DATA EXCERPTS:
* start *

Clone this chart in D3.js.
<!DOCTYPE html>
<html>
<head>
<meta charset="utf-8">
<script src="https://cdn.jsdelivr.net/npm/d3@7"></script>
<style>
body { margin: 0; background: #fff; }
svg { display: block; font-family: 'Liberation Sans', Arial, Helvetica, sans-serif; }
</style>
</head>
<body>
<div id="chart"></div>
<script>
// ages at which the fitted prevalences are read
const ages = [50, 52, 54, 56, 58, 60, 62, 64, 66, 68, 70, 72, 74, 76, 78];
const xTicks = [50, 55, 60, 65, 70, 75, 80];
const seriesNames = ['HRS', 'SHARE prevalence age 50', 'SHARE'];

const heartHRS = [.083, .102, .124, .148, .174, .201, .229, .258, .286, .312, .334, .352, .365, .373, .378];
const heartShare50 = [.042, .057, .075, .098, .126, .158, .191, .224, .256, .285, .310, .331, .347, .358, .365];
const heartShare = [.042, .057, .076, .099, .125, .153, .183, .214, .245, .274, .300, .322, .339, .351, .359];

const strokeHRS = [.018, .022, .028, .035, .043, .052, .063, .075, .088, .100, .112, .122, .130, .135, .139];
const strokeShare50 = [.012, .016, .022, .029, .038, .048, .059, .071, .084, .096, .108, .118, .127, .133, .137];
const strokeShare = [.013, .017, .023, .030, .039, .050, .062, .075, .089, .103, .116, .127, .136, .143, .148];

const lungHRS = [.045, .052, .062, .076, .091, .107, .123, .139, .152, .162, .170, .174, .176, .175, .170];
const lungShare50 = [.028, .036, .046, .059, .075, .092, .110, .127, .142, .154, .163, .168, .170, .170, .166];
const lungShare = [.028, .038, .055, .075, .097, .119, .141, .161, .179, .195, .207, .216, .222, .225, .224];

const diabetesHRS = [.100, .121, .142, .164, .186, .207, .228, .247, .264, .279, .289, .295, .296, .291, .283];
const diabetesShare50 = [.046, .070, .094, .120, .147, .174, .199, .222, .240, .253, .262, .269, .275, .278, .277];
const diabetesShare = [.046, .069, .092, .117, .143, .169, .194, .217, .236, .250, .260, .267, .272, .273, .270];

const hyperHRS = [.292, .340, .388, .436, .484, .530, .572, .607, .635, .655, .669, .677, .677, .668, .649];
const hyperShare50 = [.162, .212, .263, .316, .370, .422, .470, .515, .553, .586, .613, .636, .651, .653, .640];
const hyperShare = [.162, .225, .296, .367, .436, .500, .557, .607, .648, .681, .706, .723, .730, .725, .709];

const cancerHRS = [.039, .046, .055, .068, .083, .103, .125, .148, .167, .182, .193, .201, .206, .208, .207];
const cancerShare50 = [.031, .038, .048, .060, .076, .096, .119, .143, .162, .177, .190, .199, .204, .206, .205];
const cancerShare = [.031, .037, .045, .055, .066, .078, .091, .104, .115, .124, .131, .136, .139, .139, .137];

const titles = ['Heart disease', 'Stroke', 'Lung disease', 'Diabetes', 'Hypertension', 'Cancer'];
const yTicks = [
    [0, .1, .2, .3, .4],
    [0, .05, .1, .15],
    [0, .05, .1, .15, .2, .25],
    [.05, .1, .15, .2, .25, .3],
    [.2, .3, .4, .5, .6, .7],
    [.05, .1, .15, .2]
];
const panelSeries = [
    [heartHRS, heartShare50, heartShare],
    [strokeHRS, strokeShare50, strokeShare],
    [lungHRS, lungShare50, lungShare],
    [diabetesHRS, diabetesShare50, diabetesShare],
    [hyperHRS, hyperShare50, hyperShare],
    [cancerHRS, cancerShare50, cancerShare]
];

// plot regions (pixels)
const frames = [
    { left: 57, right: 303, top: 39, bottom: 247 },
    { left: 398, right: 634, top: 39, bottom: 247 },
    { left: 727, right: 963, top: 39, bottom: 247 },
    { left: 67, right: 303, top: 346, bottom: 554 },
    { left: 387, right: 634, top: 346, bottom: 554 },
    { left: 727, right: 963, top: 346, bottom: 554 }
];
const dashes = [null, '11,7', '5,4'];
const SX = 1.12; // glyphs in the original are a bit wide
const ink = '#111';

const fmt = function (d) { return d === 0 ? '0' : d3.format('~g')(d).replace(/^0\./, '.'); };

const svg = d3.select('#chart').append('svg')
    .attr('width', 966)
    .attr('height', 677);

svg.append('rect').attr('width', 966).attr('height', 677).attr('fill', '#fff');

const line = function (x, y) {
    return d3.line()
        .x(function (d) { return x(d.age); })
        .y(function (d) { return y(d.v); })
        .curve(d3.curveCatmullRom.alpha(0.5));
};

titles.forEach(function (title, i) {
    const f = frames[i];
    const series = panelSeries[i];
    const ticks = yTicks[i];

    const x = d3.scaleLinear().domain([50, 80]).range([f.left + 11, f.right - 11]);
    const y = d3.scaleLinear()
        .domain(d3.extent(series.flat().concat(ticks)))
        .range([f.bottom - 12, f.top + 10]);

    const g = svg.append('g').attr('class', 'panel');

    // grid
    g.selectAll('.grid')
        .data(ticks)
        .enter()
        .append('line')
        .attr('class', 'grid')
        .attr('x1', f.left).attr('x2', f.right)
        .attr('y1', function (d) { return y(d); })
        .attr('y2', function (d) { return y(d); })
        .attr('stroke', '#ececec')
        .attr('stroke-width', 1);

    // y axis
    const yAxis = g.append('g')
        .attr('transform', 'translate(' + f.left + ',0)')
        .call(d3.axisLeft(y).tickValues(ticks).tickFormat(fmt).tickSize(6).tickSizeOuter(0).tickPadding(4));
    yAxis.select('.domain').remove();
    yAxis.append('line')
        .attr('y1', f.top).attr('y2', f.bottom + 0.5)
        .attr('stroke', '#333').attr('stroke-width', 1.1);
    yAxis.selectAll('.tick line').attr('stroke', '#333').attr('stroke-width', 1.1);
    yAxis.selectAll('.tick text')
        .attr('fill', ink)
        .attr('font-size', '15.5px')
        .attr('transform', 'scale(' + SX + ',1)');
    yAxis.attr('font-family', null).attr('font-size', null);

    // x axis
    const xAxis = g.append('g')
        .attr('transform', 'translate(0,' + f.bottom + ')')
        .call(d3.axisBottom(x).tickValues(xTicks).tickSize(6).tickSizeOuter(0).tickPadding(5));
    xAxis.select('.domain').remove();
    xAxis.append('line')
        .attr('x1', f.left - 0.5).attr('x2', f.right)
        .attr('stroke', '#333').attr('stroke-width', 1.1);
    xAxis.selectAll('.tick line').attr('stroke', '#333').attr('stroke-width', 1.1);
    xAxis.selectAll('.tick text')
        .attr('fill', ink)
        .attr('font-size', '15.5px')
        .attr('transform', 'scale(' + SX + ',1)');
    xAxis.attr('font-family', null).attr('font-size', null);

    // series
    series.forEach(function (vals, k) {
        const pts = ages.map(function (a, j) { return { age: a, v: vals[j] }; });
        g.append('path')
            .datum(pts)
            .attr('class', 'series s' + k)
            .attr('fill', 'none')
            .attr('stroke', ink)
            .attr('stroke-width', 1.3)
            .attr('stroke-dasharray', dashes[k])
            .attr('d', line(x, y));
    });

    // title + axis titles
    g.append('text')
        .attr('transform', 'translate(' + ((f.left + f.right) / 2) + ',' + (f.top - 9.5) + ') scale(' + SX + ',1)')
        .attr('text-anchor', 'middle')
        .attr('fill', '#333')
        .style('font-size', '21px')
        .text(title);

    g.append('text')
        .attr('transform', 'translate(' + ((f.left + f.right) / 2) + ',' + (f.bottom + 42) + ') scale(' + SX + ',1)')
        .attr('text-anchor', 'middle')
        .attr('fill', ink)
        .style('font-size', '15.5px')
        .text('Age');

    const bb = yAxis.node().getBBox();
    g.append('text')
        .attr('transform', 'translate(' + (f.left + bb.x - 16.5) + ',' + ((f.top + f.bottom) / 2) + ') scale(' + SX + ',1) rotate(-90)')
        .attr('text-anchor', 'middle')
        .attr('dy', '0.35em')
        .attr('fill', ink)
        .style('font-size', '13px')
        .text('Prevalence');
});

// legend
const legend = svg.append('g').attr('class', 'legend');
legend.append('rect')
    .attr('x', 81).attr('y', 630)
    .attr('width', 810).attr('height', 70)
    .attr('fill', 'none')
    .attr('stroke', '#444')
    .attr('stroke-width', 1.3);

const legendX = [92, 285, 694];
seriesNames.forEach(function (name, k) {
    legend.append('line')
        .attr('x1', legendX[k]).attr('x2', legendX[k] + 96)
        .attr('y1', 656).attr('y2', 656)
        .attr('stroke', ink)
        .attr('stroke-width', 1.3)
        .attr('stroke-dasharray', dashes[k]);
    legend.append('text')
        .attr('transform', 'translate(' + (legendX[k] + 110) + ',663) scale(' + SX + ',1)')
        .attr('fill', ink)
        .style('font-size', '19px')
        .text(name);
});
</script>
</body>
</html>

* end *
* start *

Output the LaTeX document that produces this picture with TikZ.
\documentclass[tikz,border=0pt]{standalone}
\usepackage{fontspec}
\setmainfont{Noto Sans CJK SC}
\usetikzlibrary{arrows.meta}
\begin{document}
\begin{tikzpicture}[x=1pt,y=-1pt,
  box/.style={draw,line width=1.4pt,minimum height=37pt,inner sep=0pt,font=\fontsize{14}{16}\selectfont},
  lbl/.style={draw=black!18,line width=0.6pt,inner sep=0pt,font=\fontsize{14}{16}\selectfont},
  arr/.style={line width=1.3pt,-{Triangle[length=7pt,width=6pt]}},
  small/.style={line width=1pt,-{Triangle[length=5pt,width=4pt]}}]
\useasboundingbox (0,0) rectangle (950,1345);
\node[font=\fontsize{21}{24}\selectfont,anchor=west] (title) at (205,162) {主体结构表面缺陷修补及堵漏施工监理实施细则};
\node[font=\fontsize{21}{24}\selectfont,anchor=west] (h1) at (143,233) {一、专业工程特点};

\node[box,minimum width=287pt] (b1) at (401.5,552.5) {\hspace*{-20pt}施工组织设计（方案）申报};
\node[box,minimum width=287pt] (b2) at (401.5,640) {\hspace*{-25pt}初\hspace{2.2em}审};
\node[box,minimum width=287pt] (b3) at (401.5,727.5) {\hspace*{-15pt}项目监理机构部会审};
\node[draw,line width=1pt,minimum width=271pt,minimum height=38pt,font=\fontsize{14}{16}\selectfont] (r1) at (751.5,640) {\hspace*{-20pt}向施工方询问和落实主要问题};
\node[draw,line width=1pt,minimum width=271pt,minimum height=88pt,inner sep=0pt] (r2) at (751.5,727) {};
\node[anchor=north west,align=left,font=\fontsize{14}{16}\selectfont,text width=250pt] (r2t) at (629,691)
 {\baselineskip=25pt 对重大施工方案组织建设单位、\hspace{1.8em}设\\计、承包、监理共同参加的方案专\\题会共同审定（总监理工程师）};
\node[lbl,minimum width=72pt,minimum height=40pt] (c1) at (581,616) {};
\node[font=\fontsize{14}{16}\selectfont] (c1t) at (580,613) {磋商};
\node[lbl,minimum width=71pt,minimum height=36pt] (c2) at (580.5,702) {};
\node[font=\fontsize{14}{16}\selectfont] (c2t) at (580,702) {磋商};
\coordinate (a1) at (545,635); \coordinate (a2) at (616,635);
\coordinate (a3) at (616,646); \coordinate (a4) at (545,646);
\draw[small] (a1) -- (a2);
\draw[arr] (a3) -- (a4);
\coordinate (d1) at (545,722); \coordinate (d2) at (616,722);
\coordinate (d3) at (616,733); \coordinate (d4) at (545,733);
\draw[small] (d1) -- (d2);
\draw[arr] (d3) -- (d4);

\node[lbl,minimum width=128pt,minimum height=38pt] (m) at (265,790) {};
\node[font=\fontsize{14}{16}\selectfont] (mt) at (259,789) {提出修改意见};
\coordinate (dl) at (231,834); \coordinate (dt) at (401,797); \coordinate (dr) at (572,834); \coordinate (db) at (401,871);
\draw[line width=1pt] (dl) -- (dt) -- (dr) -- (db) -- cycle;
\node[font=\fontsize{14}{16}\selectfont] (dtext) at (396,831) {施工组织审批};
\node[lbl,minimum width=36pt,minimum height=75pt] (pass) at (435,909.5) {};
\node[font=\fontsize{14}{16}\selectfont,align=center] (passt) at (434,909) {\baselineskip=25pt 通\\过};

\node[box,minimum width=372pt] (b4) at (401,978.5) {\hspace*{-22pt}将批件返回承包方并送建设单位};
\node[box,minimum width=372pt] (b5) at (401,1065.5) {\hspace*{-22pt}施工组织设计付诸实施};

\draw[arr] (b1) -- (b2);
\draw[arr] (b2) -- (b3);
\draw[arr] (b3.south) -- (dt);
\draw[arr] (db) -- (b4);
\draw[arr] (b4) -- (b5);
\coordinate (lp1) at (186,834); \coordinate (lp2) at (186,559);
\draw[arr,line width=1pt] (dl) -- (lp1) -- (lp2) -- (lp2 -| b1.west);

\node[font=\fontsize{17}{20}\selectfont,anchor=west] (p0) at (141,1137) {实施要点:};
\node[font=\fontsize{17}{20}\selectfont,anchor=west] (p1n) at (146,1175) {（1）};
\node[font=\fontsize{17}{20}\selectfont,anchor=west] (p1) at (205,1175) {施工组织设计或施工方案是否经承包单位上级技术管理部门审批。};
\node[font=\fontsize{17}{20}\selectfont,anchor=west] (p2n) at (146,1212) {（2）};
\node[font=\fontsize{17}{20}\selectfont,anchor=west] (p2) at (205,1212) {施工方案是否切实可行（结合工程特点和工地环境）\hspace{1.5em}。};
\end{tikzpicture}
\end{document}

* end *
* start *

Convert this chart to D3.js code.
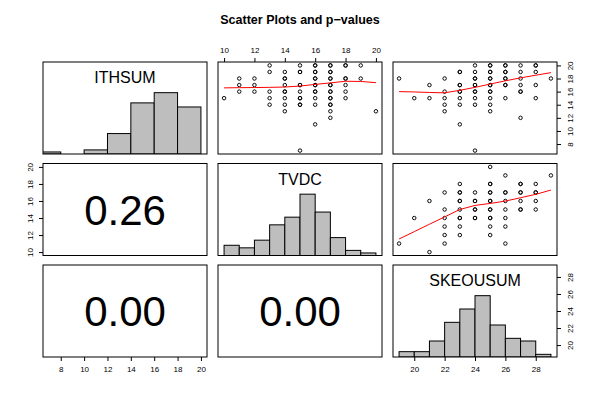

* end *

EXERCISE GOAL:
Find how many lines in the material hold the word "this" and state that number alone.

WRITTEN RESPONSE:
3